--- Begin Data provided ---

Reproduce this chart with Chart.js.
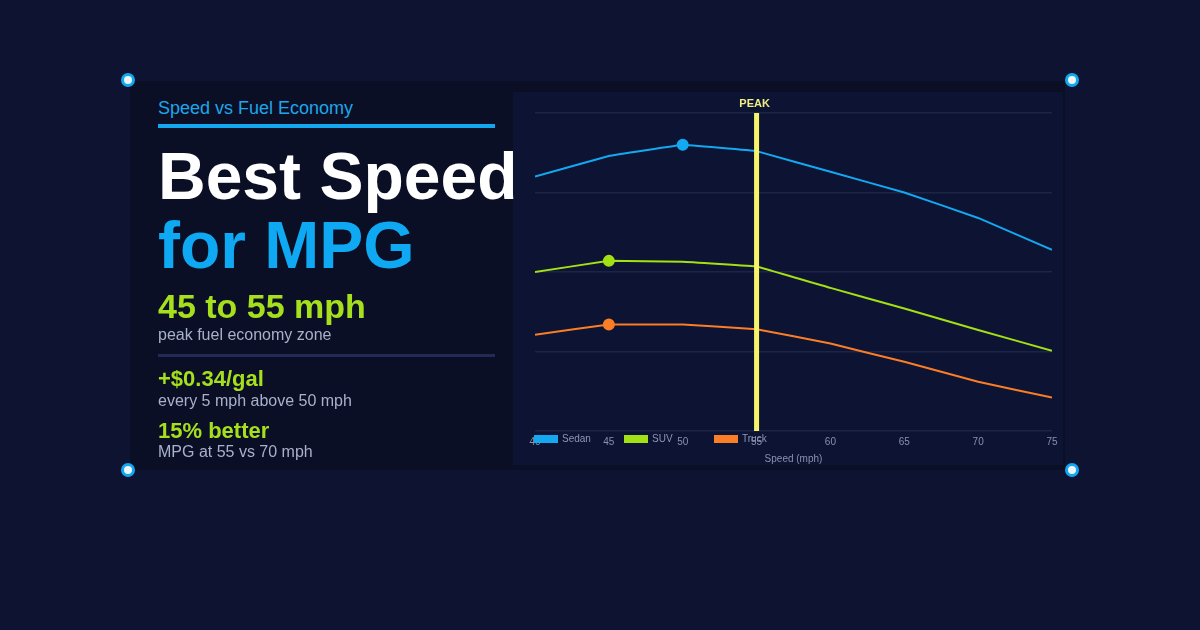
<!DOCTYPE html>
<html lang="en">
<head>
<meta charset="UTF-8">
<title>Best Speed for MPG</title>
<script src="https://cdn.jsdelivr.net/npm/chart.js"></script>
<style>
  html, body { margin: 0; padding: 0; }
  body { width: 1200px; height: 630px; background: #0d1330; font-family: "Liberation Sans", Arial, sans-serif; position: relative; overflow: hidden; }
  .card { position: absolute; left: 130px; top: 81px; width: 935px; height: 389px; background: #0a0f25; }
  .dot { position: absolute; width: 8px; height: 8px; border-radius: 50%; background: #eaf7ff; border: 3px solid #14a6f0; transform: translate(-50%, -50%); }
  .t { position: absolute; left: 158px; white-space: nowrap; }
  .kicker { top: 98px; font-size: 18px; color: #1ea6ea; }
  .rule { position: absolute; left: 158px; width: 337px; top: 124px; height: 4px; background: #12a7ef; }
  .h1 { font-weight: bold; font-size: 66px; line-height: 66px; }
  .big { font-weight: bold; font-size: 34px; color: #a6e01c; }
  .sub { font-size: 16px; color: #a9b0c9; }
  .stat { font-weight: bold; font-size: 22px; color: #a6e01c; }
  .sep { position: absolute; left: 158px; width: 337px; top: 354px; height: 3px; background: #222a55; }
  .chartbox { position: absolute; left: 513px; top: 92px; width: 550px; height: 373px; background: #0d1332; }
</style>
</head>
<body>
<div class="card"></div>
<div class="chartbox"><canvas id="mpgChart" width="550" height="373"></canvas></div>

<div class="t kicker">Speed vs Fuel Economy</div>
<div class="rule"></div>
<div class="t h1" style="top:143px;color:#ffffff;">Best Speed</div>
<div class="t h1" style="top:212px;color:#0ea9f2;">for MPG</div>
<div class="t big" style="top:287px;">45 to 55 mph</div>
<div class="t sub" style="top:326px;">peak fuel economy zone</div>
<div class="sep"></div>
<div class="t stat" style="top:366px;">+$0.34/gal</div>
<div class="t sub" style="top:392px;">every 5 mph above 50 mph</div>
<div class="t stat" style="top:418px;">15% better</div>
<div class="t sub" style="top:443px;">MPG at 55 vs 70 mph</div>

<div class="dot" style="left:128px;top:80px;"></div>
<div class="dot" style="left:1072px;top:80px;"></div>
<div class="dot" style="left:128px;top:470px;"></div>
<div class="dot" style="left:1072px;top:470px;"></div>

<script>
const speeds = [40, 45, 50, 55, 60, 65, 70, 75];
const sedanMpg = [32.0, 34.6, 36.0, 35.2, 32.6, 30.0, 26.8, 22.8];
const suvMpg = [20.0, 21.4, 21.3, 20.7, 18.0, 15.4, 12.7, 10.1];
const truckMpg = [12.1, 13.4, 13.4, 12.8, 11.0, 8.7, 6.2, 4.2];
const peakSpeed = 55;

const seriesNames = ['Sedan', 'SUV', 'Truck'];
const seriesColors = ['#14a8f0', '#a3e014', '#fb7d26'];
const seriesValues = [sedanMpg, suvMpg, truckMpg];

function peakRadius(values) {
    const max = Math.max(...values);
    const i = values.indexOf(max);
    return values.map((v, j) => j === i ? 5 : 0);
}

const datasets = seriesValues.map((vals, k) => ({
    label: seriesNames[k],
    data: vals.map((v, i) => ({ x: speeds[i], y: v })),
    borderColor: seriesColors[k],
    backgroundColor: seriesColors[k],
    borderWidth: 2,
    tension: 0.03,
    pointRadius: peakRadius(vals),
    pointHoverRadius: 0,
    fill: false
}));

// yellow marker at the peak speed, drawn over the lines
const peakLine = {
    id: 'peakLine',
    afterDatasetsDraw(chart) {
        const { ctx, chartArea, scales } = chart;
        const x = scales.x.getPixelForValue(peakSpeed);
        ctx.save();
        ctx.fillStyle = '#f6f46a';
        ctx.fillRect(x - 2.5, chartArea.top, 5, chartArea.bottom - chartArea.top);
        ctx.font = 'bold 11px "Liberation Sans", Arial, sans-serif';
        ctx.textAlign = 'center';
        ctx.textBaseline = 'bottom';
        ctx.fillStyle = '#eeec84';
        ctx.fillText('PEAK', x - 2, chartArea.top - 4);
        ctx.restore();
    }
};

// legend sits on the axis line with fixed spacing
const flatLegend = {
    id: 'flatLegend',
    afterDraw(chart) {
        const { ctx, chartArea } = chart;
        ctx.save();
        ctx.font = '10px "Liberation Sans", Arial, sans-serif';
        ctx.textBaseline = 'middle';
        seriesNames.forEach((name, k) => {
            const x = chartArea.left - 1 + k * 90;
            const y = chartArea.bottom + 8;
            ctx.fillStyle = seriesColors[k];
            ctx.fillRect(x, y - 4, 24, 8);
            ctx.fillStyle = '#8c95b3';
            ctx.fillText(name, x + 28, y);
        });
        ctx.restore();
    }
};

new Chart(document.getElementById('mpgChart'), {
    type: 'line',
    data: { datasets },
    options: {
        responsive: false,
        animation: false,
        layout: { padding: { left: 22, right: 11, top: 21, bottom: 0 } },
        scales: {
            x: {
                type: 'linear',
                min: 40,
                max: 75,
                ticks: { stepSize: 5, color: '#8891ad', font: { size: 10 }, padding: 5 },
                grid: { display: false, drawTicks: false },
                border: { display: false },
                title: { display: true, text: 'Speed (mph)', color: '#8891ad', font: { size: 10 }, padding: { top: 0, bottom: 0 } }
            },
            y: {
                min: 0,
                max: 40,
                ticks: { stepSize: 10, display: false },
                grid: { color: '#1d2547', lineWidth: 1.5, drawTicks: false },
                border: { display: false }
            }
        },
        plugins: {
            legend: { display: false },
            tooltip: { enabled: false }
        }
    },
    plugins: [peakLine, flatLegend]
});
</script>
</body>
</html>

--- End Data provided ---

Job —
Set down all the data again exactly as above, pictures excluded.

The solution —
Reproduce this chart with Chart.js.
<!DOCTYPE html>
<html lang="en">
<head>
<meta charset="UTF-8">
<title>Best Speed for MPG</title>
<script src="https://cdn.jsdelivr.net/npm/chart.js"></script>
<style>
  html, body { margin: 0; padding: 0; }
  body { width: 1200px; height: 630px; background: #0d1330; font-family: "Liberation Sans", Arial, sans-serif; position: relative; overflow: hidden; }
  .card { position: absolute; left: 130px; top: 81px; width: 935px; height: 389px; background: #0a0f25; }
  .dot { position: absolute; width: 8px; height: 8px; border-radius: 50%; background: #eaf7ff; border: 3px solid #14a6f0; transform: translate(-50%, -50%); }
  .t { position: absolute; left: 158px; white-space: nowrap; }
  .kicker { top: 98px; font-size: 18px; color: #1ea6ea; }
  .rule { position: absolute; left: 158px; width: 337px; top: 124px; height: 4px; background: #12a7ef; }
  .h1 { font-weight: bold; font-size: 66px; line-height: 66px; }
  .big { font-weight: bold; font-size: 34px; color: #a6e01c; }
  .sub { font-size: 16px; color: #a9b0c9; }
  .stat { font-weight: bold; font-size: 22px; color: #a6e01c; }
  .sep { position: absolute; left: 158px; width: 337px; top: 354px; height: 3px; background: #222a55; }
  .chartbox { position: absolute; left: 513px; top: 92px; width: 550px; height: 373px; background: #0d1332; }
</style>
</head>
<body>
<div class="card"></div>
<div class="chartbox"><canvas id="mpgChart" width="550" height="373"></canvas></div>

<div class="t kicker">Speed vs Fuel Economy</div>
<div class="rule"></div>
<div class="t h1" style="top:143px;color:#ffffff;">Best Speed</div>
<div class="t h1" style="top:212px;color:#0ea9f2;">for MPG</div>
<div class="t big" style="top:287px;">45 to 55 mph</div>
<div class="t sub" style="top:326px;">peak fuel economy zone</div>
<div class="sep"></div>
<div class="t stat" style="top:366px;">+$0.34/gal</div>
<div class="t sub" style="top:392px;">every 5 mph above 50 mph</div>
<div class="t stat" style="top:418px;">15% better</div>
<div class="t sub" style="top:443px;">MPG at 55 vs 70 mph</div>

<div class="dot" style="left:128px;top:80px;"></div>
<div class="dot" style="left:1072px;top:80px;"></div>
<div class="dot" style="left:128px;top:470px;"></div>
<div class="dot" style="left:1072px;top:470px;"></div>

<script>
const speeds = [40, 45, 50, 55, 60, 65, 70, 75];
const sedanMpg = [32.0, 34.6, 36.0, 35.2, 32.6, 30.0, 26.8, 22.8];
const suvMpg = [20.0, 21.4, 21.3, 20.7, 18.0, 15.4, 12.7, 10.1];
const truckMpg = [12.1, 13.4, 13.4, 12.8, 11.0, 8.7, 6.2, 4.2];
const peakSpeed = 55;

const seriesNames = ['Sedan', 'SUV', 'Truck'];
const seriesColors = ['#14a8f0', '#a3e014', '#fb7d26'];
const seriesValues = [sedanMpg, suvMpg, truckMpg];

function peakRadius(values) {
    const max = Math.max(...values);
    const i = values.indexOf(max);
    return values.map((v, j) => j === i ? 5 : 0);
}

const datasets = seriesValues.map((vals, k) => ({
    label: seriesNames[k],
    data: vals.map((v, i) => ({ x: speeds[i], y: v })),
    borderColor: seriesColors[k],
    backgroundColor: seriesColors[k],
    borderWidth: 2,
    tension: 0.03,
    pointRadius: peakRadius(vals),
    pointHoverRadius: 0,
    fill: false
}));

// yellow marker at the peak speed, drawn over the lines
const peakLine = {
    id: 'peakLine',
    afterDatasetsDraw(chart) {
        const { ctx, chartArea, scales } = chart;
        const x = scales.x.getPixelForValue(peakSpeed);
        ctx.save();
        ctx.fillStyle = '#f6f46a';
        ctx.fillRect(x - 2.5, chartArea.top, 5, chartArea.bottom - chartArea.top);
        ctx.font = 'bold 11px "Liberation Sans", Arial, sans-serif';
        ctx.textAlign = 'center';
        ctx.textBaseline = 'bottom';
        ctx.fillStyle = '#eeec84';
        ctx.fillText('PEAK', x - 2, chartArea.top - 4);
        ctx.restore();
    }
};

// legend sits on the axis line with fixed spacing
const flatLegend = {
    id: 'flatLegend',
    afterDraw(chart) {
        const { ctx, chartArea } = chart;
        ctx.save();
        ctx.font = '10px "Liberation Sans", Arial, sans-serif';
        ctx.textBaseline = 'middle';
        seriesNames.forEach((name, k) => {
            const x = chartArea.left - 1 + k * 90;
            const y = chartArea.bottom + 8;
            ctx.fillStyle = seriesColors[k];
            ctx.fillRect(x, y - 4, 24, 8);
            ctx.fillStyle = '#8c95b3';
            ctx.fillText(name, x + 28, y);
        });
        ctx.restore();
    }
};

new Chart(document.getElementById('mpgChart'), {
    type: 'line',
    data: { datasets },
    options: {
        responsive: false,
        animation: false,
        layout: { padding: { left: 22, right: 11, top: 21, bottom: 0 } },
        scales: {
            x: {
                type: 'linear',
                min: 40,
                max: 75,
                ticks: { stepSize: 5, color: '#8891ad', font: { size: 10 }, padding: 5 },
                grid: { display: false, drawTicks: false },
                border: { display: false },
                title: { display: true, text: 'Speed (mph)', color: '#8891ad', font: { size: 10 }, padding: { top: 0, bottom: 0 } }
            },
            y: {
                min: 0,
                max: 40,
                ticks: { stepSize: 10, display: false },
                grid: { color: '#1d2547', lineWidth: 1.5, drawTicks: false },
                border: { display: false }
            }
        },
        plugins: {
            legend: { display: false },
            tooltip: { enabled: false }
        }
    },
    plugins: [peakLine, flatLegend]
});
</script>
</body>
</html>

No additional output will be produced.